В последние сто лет принято было много говорить об “уплотнении времени”. Имелся в виду социальный прогресс. Вот Америка за два с лишним века прошла путь, который европейский Запад торил три тысячелетия. А вот Россия за полвека... Безумный XIX век сменяется кошмарным XX-м. Что будет дальше, страшно даже помыслить. Рождаются самые апокалиптические настроения. Это в наше время модно. И это, если задуматься, довольно-таки пошлая мысль. Напоминает известный анекдот о возможности конца света в отдельно взятой стране. Бердяев иначе видит грядущее. Что, если нет никакого ускорения времени? И все попытки перескочить пропасть в два приема оказываются тупиковыми? А есть все та же, единственно практически возможная, западнохристианская культура, которая просто переживает очередной кризис?

Есть лишь один известный на сегодняшний день эффективный способ культурного строительства. Так случилось, что он положен в основу именно нашей, западной и христианской, культуры, и связан с освобождением личности для ее дальнейшего творчества вместе с Богом. Этот путь тернист, и новые степени свободы осваиваются путем тяжелейших кризисов. Безудержная частная инициатива Америки с ее конкурентной борьбой – уклон вправо. Российская социальная революция с ее уравнением и поражением культуры – уклон влево. То в жар, то в холод бросает свободный мир. Так учится личность, и проходит свои круги до тех пор, пока не решится сделать правильный выбор. Это трудно, но не смертельно. Никаким апокалипсисом тут и не пахнет.

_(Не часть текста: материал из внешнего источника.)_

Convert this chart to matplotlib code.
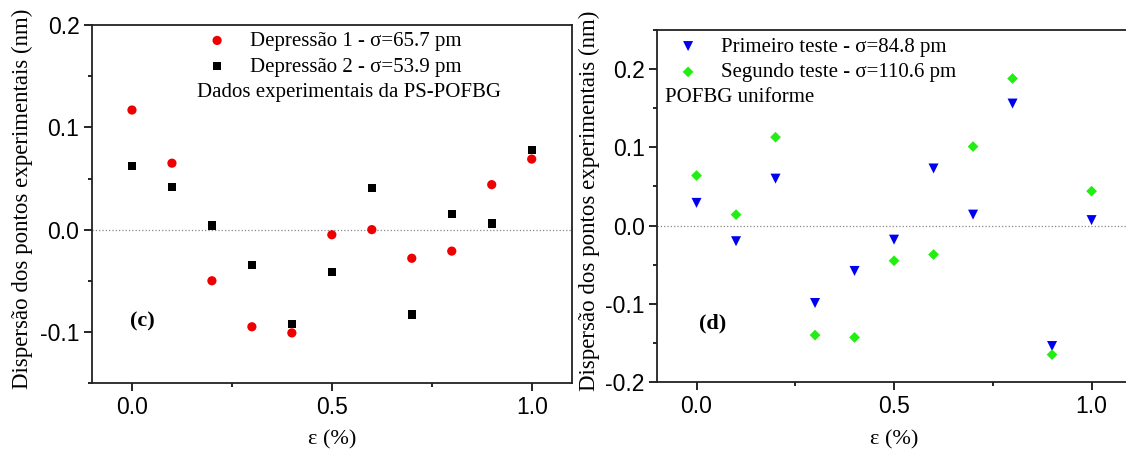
import matplotlib
matplotlib.use('Agg')
import matplotlib.pyplot as plt
from matplotlib.ticker import MultipleLocator, FormatStrFormatter

# strain values (%)
strain = [0.0, 0.1, 0.2, 0.3, 0.4, 0.5, 0.6, 0.7, 0.8, 0.9, 1.0]

# panel (c) - PS-POFBG
depressao1 = [0.117, 0.065, -0.050, -0.095, -0.101, -0.005, 0.000, -0.028, -0.021, 0.044, 0.069]
depressao2 = [0.062, 0.042, 0.004, -0.035, -0.092, -0.041, 0.041, -0.083, 0.015, 0.006, 0.078]

# panel (d) - uniform POFBG
primeiro = [0.029, -0.020, 0.060, -0.099, -0.058, -0.018, 0.073, 0.014, 0.156, -0.154, 0.007]
segundo = [0.064, 0.014, 0.113, -0.140, -0.143, -0.045, -0.037, 0.101, 0.188, -0.165, 0.044]

serif = 'Liberation Serif'
sans = 'Liberation Sans'

fig = plt.figure(figsize=(11.26, 4.53), dpi=100)
ax1 = fig.add_axes([0.0817, 0.1545, 0.426, 0.790])
ax2 = fig.add_axes([0.5835, 0.1567, 0.421, 0.777])


def style_axis(ax, ylim):
    ax.set_xlim(-0.1, 1.1)
    ax.set_ylim(*ylim)
    ax.xaxis.set_major_locator(MultipleLocator(0.5))
    ax.xaxis.set_minor_locator(MultipleLocator(0.25))
    ax.yaxis.set_major_locator(MultipleLocator(0.1))
    ax.yaxis.set_minor_locator(MultipleLocator(0.05))
    ax.xaxis.set_major_formatter(FormatStrFormatter('%.1f'))
    ax.yaxis.set_major_formatter(FormatStrFormatter('%.1f'))
    ax.tick_params(which='both', direction='out', top=False, right=False, width=1.2)
    ax.tick_params(which='major', length=5.5, labelsize=16.5)
    ax.tick_params(which='minor', length=3)
    for lab in ax.get_xticklabels() + ax.get_yticklabels():
        lab.set_fontfamily(sans)
    for s in ax.spines.values():
        s.set_linewidth(1.3)
        s.set_color('#222222')
    ax.axhline(0, color='#888888', linestyle=':', linewidth=0.9, zorder=0)
    ax.set_xlabel('ε (%)', fontfamily=serif, fontsize=16)
    ax.set_ylabel('Dispersão dos pontos experimentais (nm)', fontfamily=serif, fontsize=16.5)


# panel (c)
ax1.scatter(strain, depressao1, marker='o', s=44, color='#ee0000', edgecolors='none',
            label='Depressão 1 - σ=65.7 pm', zorder=3)
ax1.scatter(strain, depressao2, marker='s', s=34, color='black', edgecolors='none',
            label='Depressão 2 - σ=53.9 pm', zorder=3)
style_axis(ax1, (-0.15, 0.2))
ax1.legend(loc='upper left', bbox_to_anchor=(0.2, 1.006), frameon=False,
           prop={'family': serif, 'size': 15}, handletextpad=0.6,
           labelspacing=0.3, borderaxespad=0)
ax1.text(0.535, 0.813, 'Dados experimentais da PS-POFBG', transform=ax1.transAxes,
         fontfamily=serif, fontsize=15, ha='center', va='center')
ax1.text(-0.005, -0.09, '(c)', fontfamily=serif, fontsize=16, fontweight='bold',
         ha='left', va='center')
ax1.yaxis.set_label_coords(-0.123, 0.514)
ax1.xaxis.set_label_coords(0.5, -0.131)

# panel (d)
ax2.scatter(strain, primeiro, marker='v', s=52, color='#0000ee', edgecolors='none',
            label='Primeiro teste - σ=84.8 pm', zorder=3)
ax2.scatter(strain, segundo, marker='D', s=30, color='#22ee11', edgecolors='none',
            label='Segundo teste - σ=110.6 pm', zorder=3)
style_axis(ax2, (-0.2, 0.25))
ax2.legend(loc='upper left', bbox_to_anchor=(0.004, 1.004), frameon=False,
           prop={'family': serif, 'size': 15}, handletextpad=0.6,
           labelspacing=0.3, borderaxespad=0)
ax2.text(0.017, 0.807, 'POFBG uniforme', transform=ax2.transAxes,
         fontfamily=serif, fontsize=15, ha='left', va='center')
ax2.text(0.005, -0.125, '(d)', fontfamily=serif, fontsize=16, fontweight='bold',
         ha='left', va='center')
ax2.yaxis.set_label_coords(-0.12, 0.514)
ax2.xaxis.set_label_coords(0.5, -0.136)

fig.savefig('out.png', dpi=100)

Это должно последовать видимой смерти культуры. Все, что не умрет, не принесет плода. Через внешнюю смерть должна пройти культура для своего грядущего возрождения, цветения и славы. Как в Темные века зарождалась наследственная, феодальная аристократия, так в наше время созданы предпосылки для зарождения новой аристократии – аристократии духа. Она и возможна только в условиях унификации, в условиях некоего буржуазного социализма. Цивилизация плотская, оплощенная, социальная по преимуществу, рождает аристократию духа. Когда в общественном плане все равны, личное неравенство некоторых становится тем более очевидно. В романе Петера Хёга благополучнейшее датское общество, где права человека практически торжествуют, одновременно есть игралище темных иррациональных сил, по сути, совершенно готических. Это вызывает к жизни героиню, наделенную всеми воинскими добродетелями северного фольклора. Цивилизация, удовлетворяющая плоти, приводит к духовному сну, ко сну разума. Это рождает чудовищ. А где есть драконы, там непременно появятся и герои, чтобы бороться с драконами.